3.-O “Manifesto” é isso mesmo um manifesto querendo responder ao livro acima. Deixam-se aqui três extratos: “Jesus pregou a igualdade. Uma igualdade sem aceção de pessoas, raças, sexo ou condição social. Falou em amor universal. Falou em amor.”, “Atacar a igualdade entre homens e mulheres, o direito ao amor, a possibilidade de escolher, em nome de uma alegada fidelidade a valores espirituais, é, no meu entender, trair o cristianismo” e “O discurso de ódio não tem base racional e, por isso, torna-se injusto por definição”.

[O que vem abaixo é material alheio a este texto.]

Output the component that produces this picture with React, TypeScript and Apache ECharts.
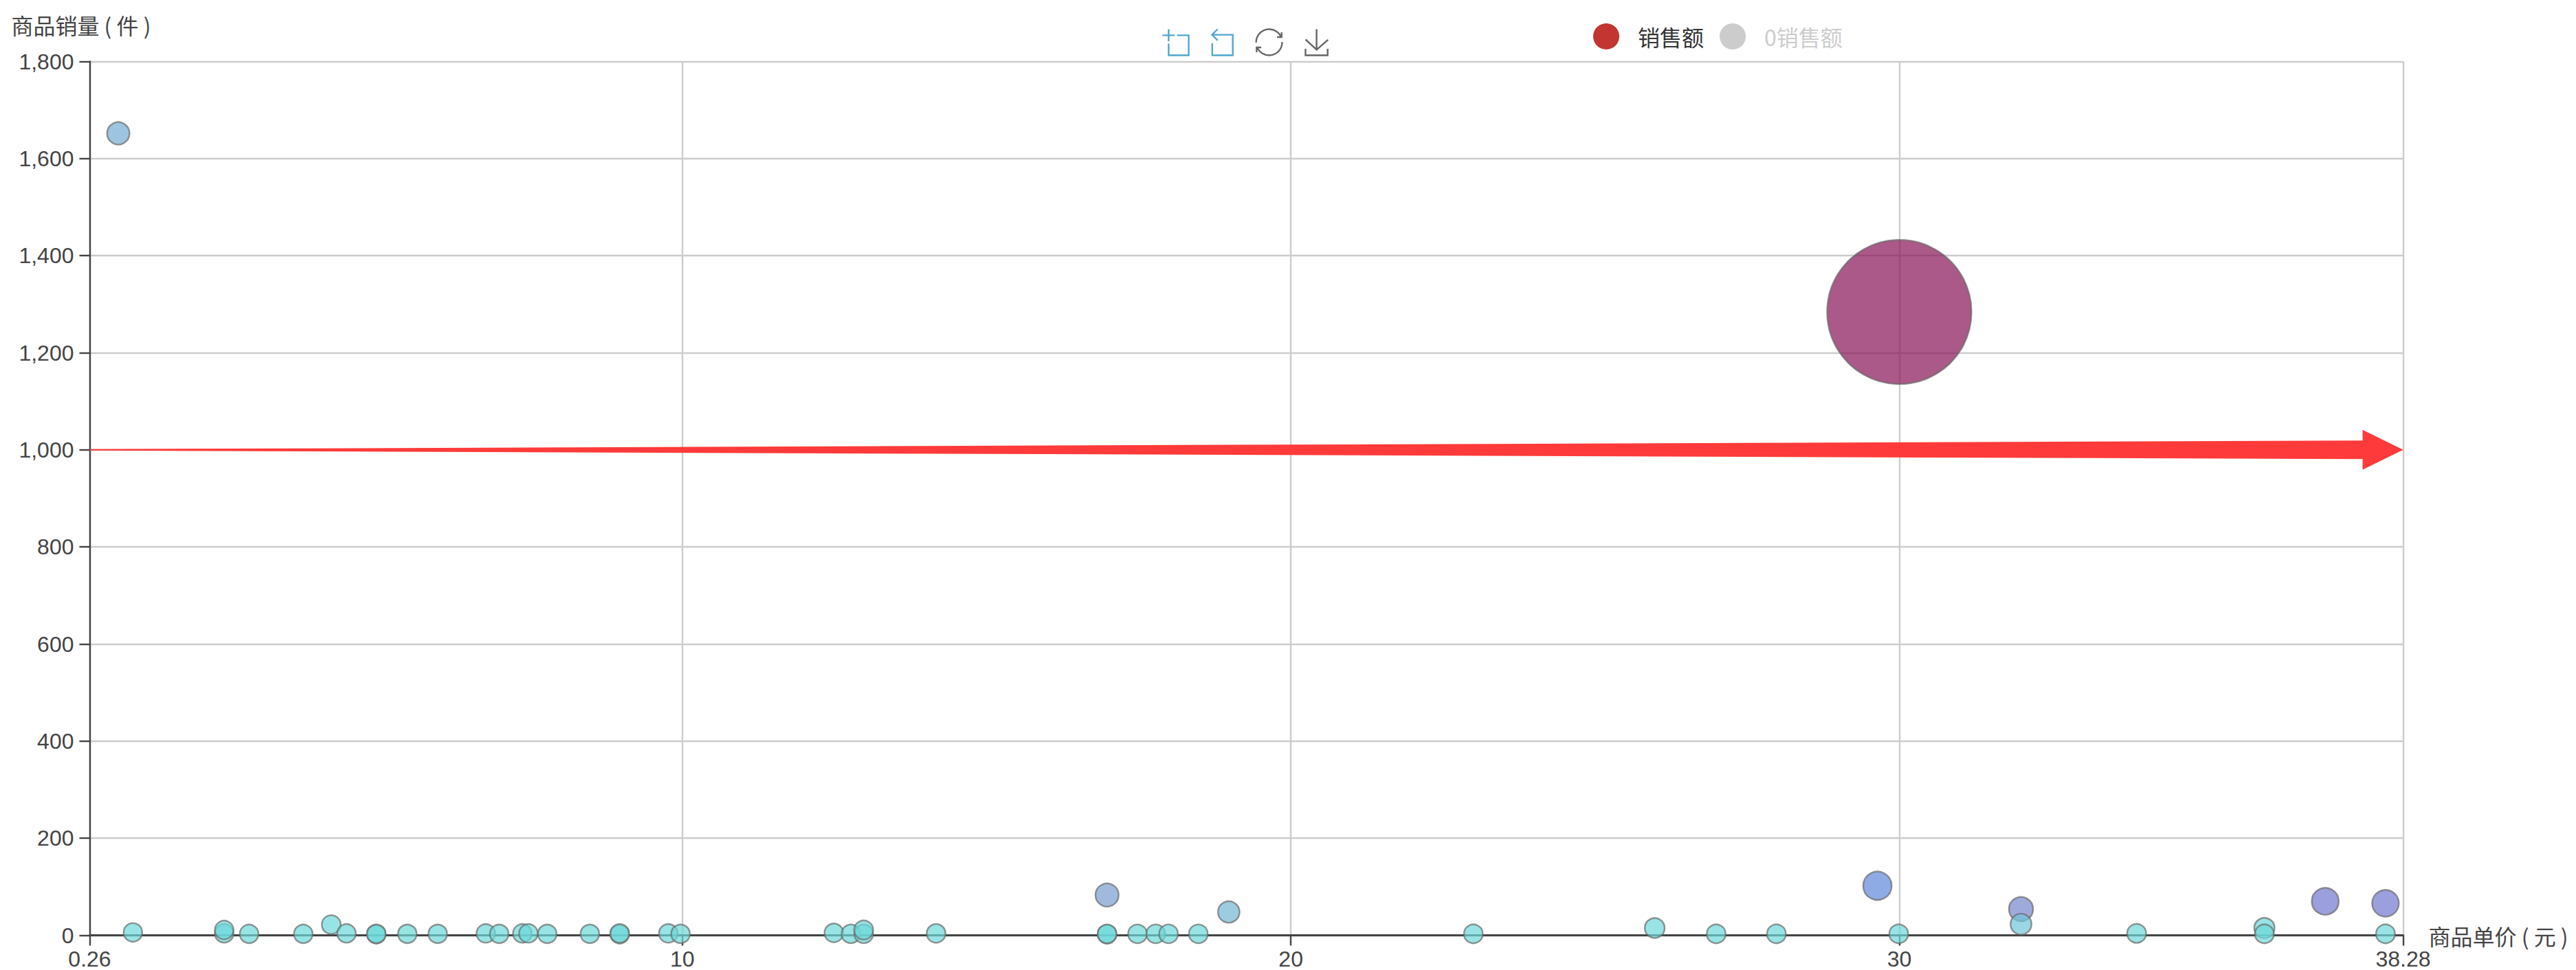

4.- No último livro lê-se: “Mas para mim é totalmente claro que só a consideração de que a vida é um dom divino, uma dádiva de Deus – em que muitas pessoas creem, o que naturalmente deve merecer o maior respeito -, algo que alguém na entrega, mas que na verdade não nos pertence, se torna compreensível a discussão da titularidade do direito à vida”, ou este depoimento sobre a igualdade de género: “Não há desenvolvimento sem saúde, nem saúde sem desenvolvimento. Não há desenvolvimento sustentável sem igualdade de género – é por isso essencial que esta seja uma prioridade de investimento dos países a nível interno e externo…” ou sobre as famílias “A verdadeira ameaça às famílias “tradicionais” (e a todas as outras) é a ausência de condições monetárias desafogadas…”.
5.- Ou seja, não existe em qualquer dos livros um apetite pela imagem de “uma mulher em casa, cuidando dos filhos, à espera do marido que foi trabalhar”, uma imagem salazarista do “Deus, Pátria e Família”, nem juntando a isto o “Trabalho”, mas é patente a diferença do conceito de família. Dois homens vivendo a sua vida com filhos, ou duas mulheres com filhos, ou um homem só, ou uma mulher só, com ou sem filhos, não entra no conceito do primeiro livro mas é patente nos outros dois. A isto junta-se o “aborto” ou a “eutanásia” defendidos por estes dois livros, mas se quanto ao “aborto” existe uma consonância, já na “eutanásia” ela não é tão sólida. Certamente, por muito que não queiram alguns grupos, o conceito de “família” irá ser reformulado, assim como o de “casal”, aliás já o está a ser.